Saturday, February 17, 2007

We now have snow

Snow seems to break down society in the same manner that Y2K was supposed to and 9-11 nearly did. If it's severe enough they shut everything down. At one point this past week that is exactly what they did.

For more than half of a week they had shut down schools, county's and most of the RV industry. My work did not however shut down at all. Just like when I was in High School and no matter how bad the weather was it would never be closed.

I was able to drive my cavalier to work on some of those days (other days I was able to take the 4wd GMC Jimmy my wife normally drives to work) so I was hard to convince that we needed to shut down whole cities. It was so easy to traverse the mounds of snow I had neglectfully failed to remove from my driveway, with the Jimmy. Four wheel drive Hi and Lo gear are like heaven.

When we bought the vehicle and found out how lousy in comparison to the Cavalier the gas mileage was going to be on my much longer commute, we determined Keely should have to drive it on her ten minutes to work instead. At the same moment I decided I would never shovel the driveway again. There simply wasn't any need. I was driving the car that would have a problem getting out, and as a man I was sure I could handle it at anytime of day or night with little problems. She was driving the car that had the power and ability to climb mountains of Eco-freaks. No more shoveling.

I know this winter, the late starter that it was, has become the worst we've had since we lived in this house. I noticed more clearly this fact when my cavalier, the front wheel drive winter warrior, became stuck at the front edge of my driveway where the city plows had sealed it off. Luckily I was on my way home from work and this wasn't going to be a real problem. I didn't have any evening plans. I could just dig myself out all afternoon. For the next forty five minutes Keely drove (read: held steering wheel and pushed the accelerator to the floor until it violently sputtered fluids from both ends) while I pushed the little car. It became stuck about seven times down the driveway. Maybe it was a storm worthy of shutting the city down.

[This is my story so I'll tell it the way I think it goes]
[even though Keely corrected me when I was retelling it to Joe the other day on the phone]

Shelly's brother's neighbor threw his snow blower across his garage in bitter anger at the machine's recent inability to do it's job. Something had fallen off and this neighbor walked the machine over to his trash pile, sat the machine down and turned his back on it forever. He went out to buy a new one and Shelly's brother went out and picked up the broken one. He took it to his father who fixed it. Just in time for me to borrow it.

When I first asked to borrow it I thought and kept thinking until I was done using it that it belonged to Shelly.

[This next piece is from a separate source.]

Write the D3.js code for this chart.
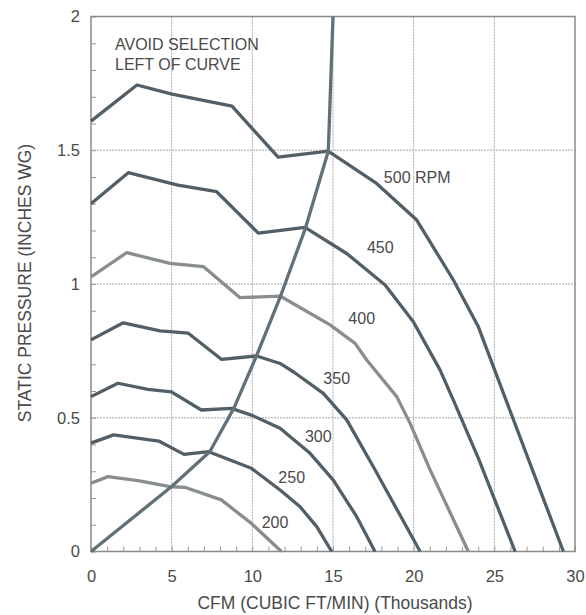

I had no problem borrowing it from her, I would never have asked to borrow it from her dad. In the same way I would never criticize something her father owned but I have no problem revealing the downfalls of things that she may have bought. Normally I hold the value of FREE above the insane urge to insult the short comings of tools that do not work to my expectations. However we must proceed...

It was a 3hp Murray. From recent dealings with the Murry snow blower we have at work I knew that the company had been bought out and then shut down. I can only assume that there were issues of quality somewhere involved. This one was so small in comparison to the monster we have at work. This one you had to push, it didn't have a drive axle. It removed almost all the loose snow we had from the driveway. The packed down snow it couldn't touch though. My car still won't be able to come back into the driveway for a while. The weight of my car will undermine the stable layer of packed down snow and easily become stuck again.

Had I the money and it was earlier (or later for sales purposes) I would want to go out and buy a Snow blower that could handle the beast of a driveway I have. Even if I had to pay $300.00+ just to own a machine that would more than likely never be used.

I feel very strongly that when you have to buy something like that, it works more like a demonic charm. It would more likely keep the climate warmer and stop it from ever snowing again, for the simple fact that I would have put out that money for nothing. I'm one step ahead of this, because I have come to terms with it. I don't want to shovel, so if I buy a snow blower that stops it from snowing, in the end I have truly won! Until I find the deal or cash that I'm looking for it's gonna be a long winter.